FDA Commissioner Dr. Robert Califf on May 27 tweeted a grossly inaccurate statement (here): “I worry that our academic centers & professional societies are not activated enough on the tobacco issue. Almost 500,000 Americans will die this year from tobacco related illness and millions of teenagers are becoming addicted to nicotine through vaping.”
There is no evidence that vaping is enslaving “millions of teenagers.” The number of high school students who reported vaping in the past 30 days in 2021 was 1.72 million (here), a 58% reduction from the peak of 4.1 million in 2019. Additionally, not all of these teens are or were “addicted”, as the majority in both years used e-cigarettes infrequently. Only 467,000 in 2021 had not used cigarettes or other tobacco and had vaped 20+ days, which is the baseline for even considering addiction.
As to the commissioner’s assertion that “Our academic centers & professional societies are not activated enough on the tobacco issue,” the FDA Center for Tobacco Products transfers to the National Institutes of Health $200-300 million annually – funds that end up in the coffers of those “academic centers & professional societies,” and that’s on top of the massive NIH annual budget allotment for tobacco research (here and here). This network of heavily funded academicians is hyperbolically active in producing articles and press releases that exaggerate and distort vaping risks, especially in comparison to smoking, which actually does kill some 500,000 Americans each year.
Dr. Califf, a cardiologist, is absolutely wrong in using the term “tobacco” when he refers to cigarette smoking. When he tweets about COVID-19, he focuses on that virus and its variant; he doesn’t say RNA virus (here). When he tweets about the infant formula crisis, he focuses on Abbott Nutrition’s deficiencies, not on the product category (here). It is crystal clear that the commissioner knows the difference between various tobacco products, as seen in his agency’s April 28 tweet announcing its menthol and flavor bans for cigarettes and cigars (here).
Health organizations have been conflating “tobacco” and “cigarette smoking” in their public statements for years (here, here and here), but those organizations are faceless. Dr.
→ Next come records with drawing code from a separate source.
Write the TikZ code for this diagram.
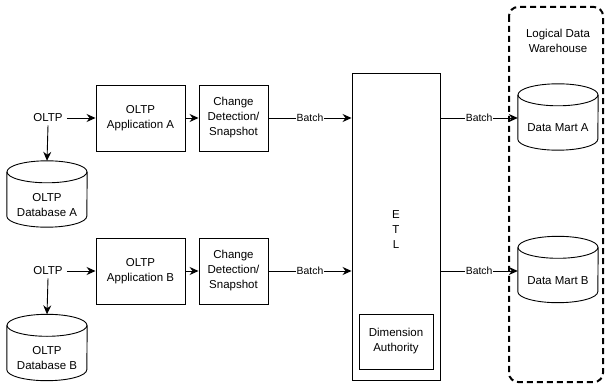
\documentclass[tikz,border=0pt]{standalone}
\usepackage{fontspec}
\setmainfont{Liberation Sans}
\usetikzlibrary{arrows.meta,calc}
\tikzset{
  every picture/.style={x=1pt,y=1pt},
  ln/.style={line width=0.9pt, draw=black},
  procbox/.style={ln, rectangle, align=center, inner sep=0pt,
     font=\fontsize{11.5}{15}\selectfont},
  plain/.style={align=center, inner sep=1pt, font=\fontsize{11.5}{15}\selectfont},
  dbbody/.style={rectangle, draw=none, minimum width=80pt, minimum height=66pt, inner sep=0pt},
  edgelbl/.style={fill=white, inner sep=1pt, font=\fontsize{10.4}{12}\selectfont},
  arr/.style={ln, -{Stealth[length=9pt,width=8pt,inset=3pt]}},
  group/.style={line width=2pt, dash pattern=on 6pt off 4pt, rounded corners=9pt}
}
\newcommand\dbcyl[1]{%
  \draw[ln] ($(#1.north west)+(0,-11)$) -- ($(#1.south west)+(0,11)$)
     arc[start angle=180,end angle=360,x radius=40,y radius=11]
     -- ($(#1.north east)+(0,-11)$);
  \draw[ln] ($(#1.north)+(0,-11)$) ellipse[x radius=40,y radius=11];
}
\begin{document}
\begin{tikzpicture}
\useasboundingbox (0,0) rectangle (606,-385);

% dashed group
\draw[group] (509,-7) rectangle (603,-382);
\node[plain] (lbl) at (558,-41) {Logical Data\\Warehouse};

% row A
\node[plain] (oltpA) at (48,-118) {OLTP};
\node[procbox, minimum width=89pt, minimum height=66pt] (appA) at (140.5,-118) {OLTP\\Application A};
\node[procbox, minimum width=69pt, minimum height=66pt] (cdA) at (233.5,-118) {Change\\Detection/\\Snapshot};
\node[dbbody] (dbA) at (47,-194) {};
\dbcyl{dbA}
\node[plain] (dbAt) at (47,-205) {OLTP\\Database A};

% row B
\node[plain] (oltpB) at (48,-271) {OLTP};
\node[procbox, minimum width=89pt, minimum height=66pt] (appB) at (140.5,-271) {OLTP\\Application B};
\node[procbox, minimum width=69pt, minimum height=66pt] (cdB) at (233.5,-271) {Change\\Detection/\\Snapshot};
\node[dbbody] (dbB) at (47,-347.5) {};
\dbcyl{dbB}
\node[plain] (dbBt) at (47,-358.5) {OLTP\\Database B};

% ETL
\node[procbox, minimum width=88pt, minimum height=307pt] (etl) at (396,-226.5) {};
\node[plain] (etlt) at (396,-230) {E\\T\\L};
\node[procbox, minimum width=74pt, minimum height=55pt] (dim) at (396,-341.5) {Dimension\\Authority};

% data marts
\node[dbbody] (dmA) at (558,-117) {};
\dbcyl{dmA}
\node[plain] (dmAt) at (558,-128) {Data Mart A};
\node[dbbody] (dmB) at (558,-269.5) {};
\dbcyl{dmB}
\node[plain] (dmBt) at (558,-280.5) {Data Mart B};

% connectors A
\draw[arr] (oltpA.east) ++(3,0) -- (appA.west);
\draw[arr] (oltpA.south) ++(0,-2) -- (dbA.north);
\draw[arr] (appA.east) -- (cdA.west);
\draw[arr] (cdA.east) -- node[edgelbl]{Batch} (etl.west |- cdA.east);
\draw[arr] (etl.east |- cdA.east) -- node[edgelbl]{Batch} (dmA.west |- cdA.east);

% connectors B
\draw[arr] (oltpB.east) ++(3,0) -- (appB.west);
\draw[arr] (oltpB.south) ++(0,-2) -- (dbB.north);
\draw[arr] (appB.east) -- (cdB.west);
\draw[arr] (cdB.east) -- node[edgelbl]{Batch} (etl.west |- cdB.east);
\draw[arr] (etl.east |- cdB.east) -- node[edgelbl]{Batch} (dmB.west |- cdB.east);
\end{tikzpicture}
\end{document}
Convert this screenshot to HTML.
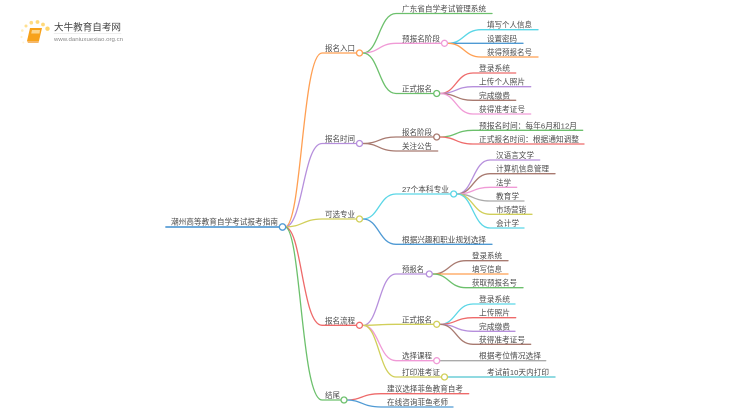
<!DOCTYPE html>
<html lang="zh">
<head>
<meta charset="utf-8">
<title>潮州高等教育自学考试报考指南</title>
<style>
html,body{margin:0;padding:0;background:#fff;width:750px;height:410px;overflow:hidden}
svg{display:block;filter:blur(.35px)}
text{font-family:"Liberation Sans","Noto Sans CJK SC",sans-serif;font-size:7.7px;fill:#4a4a4a}
path{fill:none;stroke-width:1.3;stroke-linecap:round}
circle{fill:#fff;stroke-width:1.3}
.o{stroke:#ff9f52}.p{stroke:#b68fdc}.y{stroke:#d1cf5a}.r{stroke:#ee6a6a}.g{stroke:#6cc06c}
.c{stroke:#5ad6e6}.b{stroke:#4f9ad4}.w{stroke:#a87a70}.k{stroke:#f09ad6}.a{stroke:#aaaaaa}
</style>
</head>
<body>
<svg width="750" height="410" viewBox="0 0 750 410" xmlns="http://www.w3.org/2000/svg">
<!-- logo -->
<g>
<circle cx="26" cy="26" r="1.5" style="fill:#ffe08f;stroke:none"/>
<circle cx="31.3" cy="22.7" r="1.8" style="fill:#ffdc85;stroke:none"/>
<circle cx="37.5" cy="22" r="1.9" style="fill:#ffd97a;stroke:none"/>
<circle cx="43" cy="24.5" r="1.9" style="fill:#ffd97a;stroke:none"/>
<circle cx="47.5" cy="28.7" r="2.2" style="fill:#ffd56c;stroke:none"/>
<circle cx="22.3" cy="30.5" r="1.3" style="fill:#ffeebb;stroke:none"/>
<circle cx="21.5" cy="37" r="1.1" style="fill:#fff2cc;stroke:none"/>
<circle cx="23.3" cy="42.5" r="1" style="fill:#fff4d8;stroke:none"/>
</g>
<polygon points="30,28 42,28 39,41 27,41" fill="#f7a21b"/>
<polygon points="27,41 39,41 38.5,43 28,43" fill="#f6b868"/>
<polygon points="32,30 40,30 39.5,33.5 31.2,33.5" fill="#fbd58c"/>
<text x="54" y="30.5" textLength="67" lengthAdjust="spacingAndGlyphs" style="font-size:9.6px;fill:#444">大牛教育自考网</text>
<path d="M54 33.5H121" style="stroke:#ddd;stroke-width:.6"/>
<text x="54" y="41" textLength="69" lengthAdjust="spacingAndGlyphs" style="font-size:5.6px;fill:#888">www.daniuxuexiao.org.cn</text>

<!-- root -->
<path class="b" d="M166 227H282" style="stroke-width:1.8;stroke:#5a9fd6"/>
<!-- level 1 links -->
<path class="o" d="M285 227C302 227 302 53 322 53H357"/>
<path class="p" d="M285 227C303 227 303 143.5 322 143.5H357"/>
<path class="y" d="M285 227C303 227 303 219 322 219H357"/>
<path class="r" d="M285 227C302 227 302 325.3 322 325.3H357"/>
<path class="g" d="M285 227C301 227 301 400 322 400H342"/>

<!-- 报名入口 -->
<path class="g" d="M363 53C379 53 379 13.5 396 13.5H492"/>
<path class="k" d="M363 53C379 53 379 43.3 396 43.3H442"/>
<path class="g" d="M363 53C379 53 379 93.5 396 93.5H434"/>
<path class="c" d="M448 43.3C464 43.3 464 29.7 481 29.7H538"/>
<path class="b" d="M448 43.3C464 43.3 464 43.3 481 43.3H523"/>
<path class="o" d="M448 43.3C464 43.3 464 57 481 57H538"/>
<path class="r" d="M440 93.5C456 93.5 456 73 473 73H515.7"/>
<path class="p" d="M440 93.5C456 93.5 456 86.7 473 86.7H530.7"/>
<path class="w" d="M440 93.5C456 93.5 456 100.3 473 100.3H515.7"/>
<path class="k" d="M440 93.5C456 93.5 456 114 473 114H530.7"/>

<!-- 报名时间 -->
<path class="w" d="M363 143.5C379 143.5 379 137 396 137H434"/>
<path class="w" d="M363 143.5C379 143.5 379 151 396 151H437.7"/>
<path class="g" d="M440 137C456 137 456 130.3 473 130.3H582.7"/>
<path class="r" d="M440 137C456 137 456 144 473 144H584"/>

<!-- 可选专业 -->
<path class="c" d="M363 219C379 219 379 194 396 194H451"/>
<path class="b" d="M363 219C379 219 379 244.3 396 244.3H492"/>
<path class="p" d="M457 194C473 194 473 160 490 160H539.7"/>
<path class="w" d="M457 194C473 194 473 173.7 490 173.7H555"/>
<path class="k" d="M457 194C473 194 473 187.3 490 187.3H516.7"/>
<path class="a" d="M457 194C473 194 473 201 490 201H524"/>
<path class="y" d="M457 194C473 194 473 214.3 490 214.3H532"/>
<path class="c" d="M457 194C473 194 473 228 490 228H524"/>

<!-- 报名流程 -->
<path class="p" d="M363 325.3C379 325.3 379 274 396 274H427"/>
<path class="y" d="M363 325.3C379 325.3 379 324.3 396 324.3H434"/>
<path class="k" d="M363 325.3C379 325.3 379 360.7 396 360.7H434"/>
<path class="y" d="M363 325.3C379 325.3 379 377 396 377H442"/>
<path class="w" d="M433 274C449 274 449 260.7 466 260.7H508"/>
<path class="o" d="M433 274C449 274 449 274 466 274H508"/>
<path class="g" d="M433 274C449 274 449 287.7 466 287.7H523"/>
<path class="c" d="M440 324.3C456 324.3 456 304 473 304H515"/>
<path class="r" d="M440 324.3C456 324.3 456 317.7 473 317.7H515.7"/>
<path class="p" d="M440 324.3C456 324.3 456 331.3 473 331.3H515"/>
<path class="w" d="M440 324.3C456 324.3 456 344.3 473 344.3H530.7"/>
<path class="a" d="M440 360.7H545.7"/>
<path d="M448 377H555" style="stroke:#4fc4cf"/>

<!-- 结尾 -->
<path class="r" d="M347 400C362 400 362 393.7 381 393.7H468.7"/>
<path class="b" d="M347 400C362 400 362 407 381 407H453"/>

<!-- circles -->
<circle class="b" cx="282.5" cy="227" r="3.2"/>
<circle class="o" cx="359.5" cy="53" r="3"/>
<circle class="p" cx="359.5" cy="143.5" r="3"/>
<circle class="y" cx="359.5" cy="219" r="3"/>
<circle class="r" cx="359.5" cy="325.3" r="3"/>
<circle class="g" cx="344" cy="400" r="3"/>
<circle class="k" cx="444.5" cy="43.3" r="3"/>
<circle class="g" cx="436.7" cy="93.5" r="3"/>
<circle class="w" cx="436.7" cy="137" r="3"/>
<circle class="c" cx="453.7" cy="194" r="3"/>
<circle class="p" cx="429.3" cy="274" r="3"/>
<circle class="y" cx="436.7" cy="324.3" r="3"/>
<circle class="k" cx="436.7" cy="360.7" r="3"/>
<circle class="y" cx="444.5" cy="377" r="3"/>

<!-- labels -->
<text x="171" y="224.5" textLength="107" lengthAdjust="spacingAndGlyphs">潮州高等教育自学考试报考指南</text>
<text x="325" y="51" textLength="30" lengthAdjust="spacingAndGlyphs">报名入口</text>
<text x="325" y="141.5" textLength="30" lengthAdjust="spacingAndGlyphs">报名时间</text>
<text x="325" y="217" textLength="30" lengthAdjust="spacingAndGlyphs">可选专业</text>
<text x="325" y="323.3" textLength="30" lengthAdjust="spacingAndGlyphs">报名流程</text>
<text x="325" y="398" textLength="15" lengthAdjust="spacingAndGlyphs">结尾</text>

<text x="402" y="11.5" textLength="84" lengthAdjust="spacingAndGlyphs">广东省自学考试管理系统</text>
<text x="402" y="41.3" textLength="38" lengthAdjust="spacingAndGlyphs">预报名阶段</text>
<text x="402" y="91.5" textLength="30" lengthAdjust="spacingAndGlyphs">正式报名</text>
<text x="487" y="27.7" textLength="45" lengthAdjust="spacingAndGlyphs">填写个人信息</text>
<text x="487" y="41.3" textLength="30" lengthAdjust="spacingAndGlyphs">设置密码</text>
<text x="487" y="55" textLength="45" lengthAdjust="spacingAndGlyphs">获得预报名号</text>
<text x="479" y="71" textLength="31" lengthAdjust="spacingAndGlyphs">登录系统</text>
<text x="479" y="84.7" textLength="46" lengthAdjust="spacingAndGlyphs">上传个人照片</text>
<text x="479" y="98.3" textLength="31" lengthAdjust="spacingAndGlyphs">完成缴费</text>
<text x="479" y="112" textLength="46" lengthAdjust="spacingAndGlyphs">获得准考证号</text>

<text x="402" y="135" textLength="30" lengthAdjust="spacingAndGlyphs">报名阶段</text>
<text x="402" y="149" textLength="30" lengthAdjust="spacingAndGlyphs">关注公告</text>
<text x="479" y="128.3" textLength="98" lengthAdjust="spacingAndGlyphs">预报名时间：每年6月和12月</text>
<text x="479" y="142" textLength="100" lengthAdjust="spacingAndGlyphs">正式报名时间：根据通知调整</text>

<text x="402" y="192" textLength="47" lengthAdjust="spacingAndGlyphs">27个本科专业</text>
<text x="402" y="242.3" textLength="84" lengthAdjust="spacingAndGlyphs">根据兴趣和职业规划选择</text>
<text x="496" y="158" textLength="38" lengthAdjust="spacingAndGlyphs">汉语言文学</text>
<text x="496" y="171.7" textLength="53" lengthAdjust="spacingAndGlyphs">计算机信息管理</text>
<text x="496" y="185.3" textLength="15" lengthAdjust="spacingAndGlyphs">法学</text>
<text x="496" y="199" textLength="23" lengthAdjust="spacingAndGlyphs">教育学</text>
<text x="496" y="212.3" textLength="30" lengthAdjust="spacingAndGlyphs">市场营销</text>
<text x="496" y="226" textLength="23" lengthAdjust="spacingAndGlyphs">会计学</text>

<text x="402" y="272" textLength="22" lengthAdjust="spacingAndGlyphs">预报名</text>
<text x="402" y="322.3" textLength="30" lengthAdjust="spacingAndGlyphs">正式报名</text>
<text x="402" y="358.7" textLength="30" lengthAdjust="spacingAndGlyphs">选择课程</text>
<text x="402" y="375" textLength="38" lengthAdjust="spacingAndGlyphs">打印准考证</text>
<text x="472" y="258.7" textLength="30" lengthAdjust="spacingAndGlyphs">登录系统</text>
<text x="472" y="272" textLength="30" lengthAdjust="spacingAndGlyphs">填写信息</text>
<text x="472" y="285.7" textLength="45" lengthAdjust="spacingAndGlyphs">获取预报名号</text>
<text x="479" y="302" textLength="31" lengthAdjust="spacingAndGlyphs">登录系统</text>
<text x="479" y="315.7" textLength="31" lengthAdjust="spacingAndGlyphs">上传照片</text>
<text x="479" y="329.3" textLength="31" lengthAdjust="spacingAndGlyphs">完成缴费</text>
<text x="479" y="342.3" textLength="46" lengthAdjust="spacingAndGlyphs">获得准考证号</text>
<text x="479" y="358.7" textLength="62" lengthAdjust="spacingAndGlyphs">根据考位情况选择</text>
<text x="487" y="375" textLength="62" lengthAdjust="spacingAndGlyphs">考试前10天内打印</text>

<text x="387" y="391.7" textLength="76" lengthAdjust="spacingAndGlyphs">建议选择菲鱼教育自考</text>
<text x="387" y="405" textLength="61" lengthAdjust="spacingAndGlyphs">在线咨询菲鱼老师</text>
</svg>
</body>
</html>
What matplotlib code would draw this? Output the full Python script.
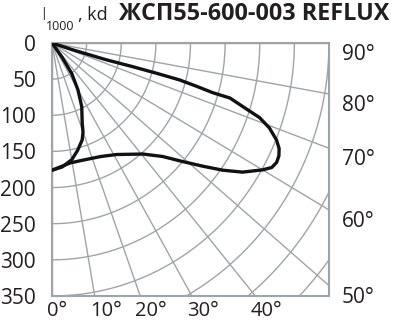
import numpy as np
import matplotlib
matplotlib.use("Agg")
import matplotlib.pyplot as plt

# luminous intensity curves, path order (angle from nadir in deg, intensity in kd)
lobe_ang = [0, 5, 10, 14, 18, 20, 21.5, 26, 30, 34, 36.5, 37]
lobe_int = [176, 172, 164, 153, 141, 131, 119, 98, 75, 51, 24, 0]

wing_ang = [0, 9, 15, 24, 31, 40.5, 45.5, 49, 52, 54.5, 57, 60, 61.5, 63, 64.5,
            66, 67.5, 69.5, 71, 72, 73.5, 73.5, 74, 74.5, 74.5, 74.3, 73.5, 72.5, 72]
wing_int = [176, 168, 168, 172, 180, 202, 224, 250, 277, 303, 328, 351, 361, 364, 363,
            359, 351, 335, 317, 295, 268, 242, 217, 191, 157, 121, 82, 32, 0]

radii = [50, 100, 150, 200, 250, 300, 350, 400, 450, 500]
ray_angles = [0, 10, 20, 30, 40, 50, 60, 70, 80, 90]
left_ticks = [0, 50, 100, 150, 200, 250, 300, 350]
bottom_deg = [0, 10, 20, 30, 40]
right_deg = [90, 80, 70, 60, 50]

title = "ЖСП55-600-003 REFLUX"

plt.rcParams['font.family'] = ['Open Sans', 'DejaVu Sans']
grid_c = '#9fa4a9'
txt_c = '#231f20'

fig = plt.figure(figsize=(4, 3.2), dpi=100)
ax = fig.add_axes([52 / 400, 24 / 320, 277 / 400, 253 / 320])
ax.set_xlim(0, 400)
ax.set_ylim(350, 0)

t = np.radians(np.linspace(0, 90, 200))
for r in radii:
    ax.plot(r * np.sin(t), r * np.cos(t), color=grid_c, lw=1.0, zorder=1)
for a in ray_angles:
    ar = np.radians(a)
    ax.plot([0, 700 * np.sin(ar)], [0, 700 * np.cos(ar)], color=grid_c, lw=1.0, zorder=1)

for ang, inten in [(lobe_ang, lobe_int), (wing_ang, wing_int)]:
    ar = np.radians(ang)
    I = np.array(inten)
    ax.plot(I * np.sin(ar), I * np.cos(ar), color='#111111', lw=2.4,
            solid_joinstyle='round', solid_capstyle='round', zorder=3)

ax.set_xticks([])
ax.set_yticks([])
for s in ax.spines.values():
    s.set_color(grid_c)
    s.set_linewidth(1.5)

for v in left_ticks:
    ax.annotate(str(v), xy=(0, v), xytext=(-16, 0), textcoords='offset pixels',
                ha='right', va='center_baseline', fontsize=15, color=txt_c,
                annotation_clip=False)

for d in bottom_deg:
    x = 350 * np.tan(np.radians(d))
    ax.annotate(f"{d}°", xy=(x, 350), xytext=(-5, -5), textcoords='offset pixels',
                ha='left', va='top', fontsize=14.5, color=txt_c, annotation_clip=False)

for d in right_deg:
    ar = np.radians(d)
    y = min(350, 400 * np.cos(ar) / np.sin(ar))
    ax.annotate(f"{d}°", xy=(400, y), xytext=(13, -1), textcoords='offset pixels',
                ha='left', va='top', fontsize=15, color=txt_c, annotation_clip=False)

fig.text(41 / 400, 1 - 20 / 320, "I", fontsize=13, color=txt_c, va='baseline',
         fontweight='light')
fig.text(46 / 400, 1 - 30 / 320, "1000", fontsize=9, color=txt_c, va='baseline')
fig.text(78 / 400, 1 - 20 / 320, ", kd", fontsize=13, color=txt_c, va='baseline')
fig.text(119 / 400, 1 - 20 / 320, title, fontsize=16.8, fontweight='bold',
         color=txt_c, va='baseline')

fig.savefig("out.png", dpi=100)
Califf is a physician and the commissioner of the federal agency that regulates products accounting “for about 20 cents of every dollar spent by U.S. consumers.” (here) He should not be tweeting misinformation, especially when on April 29 he tweeted, “I believe that misinformation is now our leading cause of death, and we must do something about it.” (here)
Indeed, the FDA commissioner must do something about it.